High school teacher pens a Generation Z dictionary

James Callahan, 43, a teacher in Lowell, Mass., apparently didn’t understand a lot of what his students were saying when he started a list, which, in the last week or so, has been a Twitter hit.

He started a language dictionary of Generation Z, loosely defined as people born from the mid-1990s to the early 2000s.

“While the list itself is pretty innocuous, it is also in many ways a heuristic device for me,” he tells the Lowell Sun. “I get to learn some of the nuances of how teenagers communicate with each other, and I believe that can help me become a more effective teacher.”

Callahan, who teaches honors and Advanced Placement sociology, started asking his students to define slang terms they’d use in class. He added them to a spreadsheet that tracked the language.


“Flexed on” is a verbal gesture of dominance. “Tea” is gossip. “Beat your face” means to apply makeup.

“Facts” and “periodt” have similar meanings.

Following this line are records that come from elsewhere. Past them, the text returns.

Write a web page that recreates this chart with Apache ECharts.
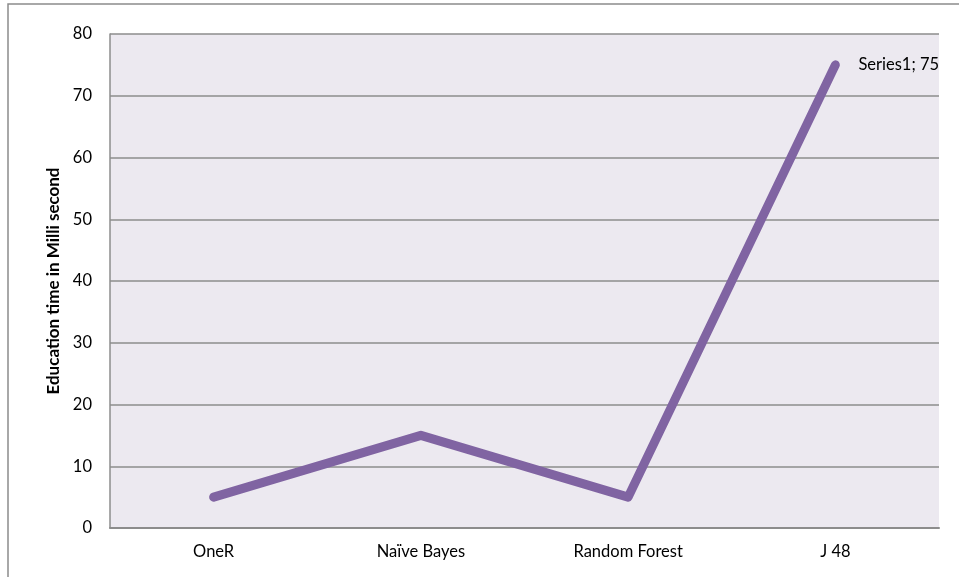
<!DOCTYPE html>
<html>
<head>
<meta charset="utf-8">
<script src="https://cdn.jsdelivr.net/npm/echarts@6/dist/echarts.min.js"></script>
<style>
  html, body { margin: 0; padding: 0; background: #ffffff; }
  #chart { width: 959px; height: 577px; }
</style>
</head>
<body>
<div id="chart"></div>
<script>
// Training time per classifier
const categories = ['OneR', 'Naïve Bayes', 'Random Forest', 'J 48'];
const seriesName = 'Series1';
const timesMs = [5, 15, 5, 75];
const yTicks = { min: 0, max: 80, interval: 10 };
const labelledIndex = 3;

const FONT = 'Lato, "Liberation Sans", sans-serif';

const chart = echarts.init(document.getElementById('chart'), null, { renderer: 'canvas' });

chart.setOption({
  animation: false,
  backgroundColor: '#ffffff',
  graphic: [{
    type: 'rect',
    shape: { x: 8, y: 4, width: 1000, height: 700 },
    style: { fill: 'none', stroke: '#8c8c8c', lineWidth: 1.5 },
    silent: true,
    z: -10
  }],
  grid: {
    left: 110, top: 34, right: 20, bottom: 49,
    show: true,
    backgroundColor: '#ECE9F0',
    borderWidth: 0
  },
  xAxis: {
    type: 'category',
    data: categories,
    boundaryGap: true,
    axisLine: { show: true, lineStyle: { color: '#8c8c8c', width: 2 } },
    axisTick: { show: false },
    axisLabel: { color: '#000', fontFamily: FONT, fontSize: 16.5, margin: 15 },
    splitLine: { show: false }
  },
  yAxis: {
    type: 'value',
    min: yTicks.min, max: yTicks.max, interval: yTicks.interval,
    name: 'Education time in Milli second',
    nameLocation: 'middle',
    nameGap: 40,
    nameRotate: 90,
    nameTextStyle: { color: '#000', fontFamily: FONT, fontSize: 17, fontWeight: 'bold' },
    axisLine: { show: true, lineStyle: { color: '#8c8c8c', width: 1.5 } },
    axisTick: { show: false },
    axisLabel: { color: '#000', fontFamily: FONT, fontSize: 16.5, margin: 18 },
    splitLine: { show: true, lineStyle: { color: '#8c8c8c', width: 1.5 } }
  },
  series: [{
    name: seriesName,
    type: 'line',
    data: timesMs.map((v, i) => i === labelledIndex ? {
      value: v,
      label: {
        show: true,
        position: 'right',
        distance: 20,
        formatter: p => seriesName + '; ' + p.value,
        color: '#000',
        fontFamily: FONT,
        fontSize: 16.5
      }
    } : v),
    symbol: 'circle',
    symbolSize: 6,
    itemStyle: { color: '#8064A2' },
    lineStyle: { color: '#8064A2', width: 9, cap: 'round', join: 'round' },
    label: { show: false }
  }]
});
</script>
</body>
</html>
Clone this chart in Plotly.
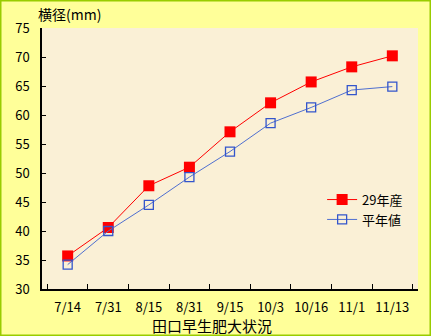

The former is defined as “I agree with what you just said; a confirming question; may be used as a question or statement of fact.”

Last week, he got famous when a student tweeted a picture of a portion of the spreadsheet.

Mr. Callahan used his brief internet fame to raise money to expand the technology available in his classroom, because he’s still a teacher and it’s still 2019, when teachers have to pay for many of the resources students need to help them learn.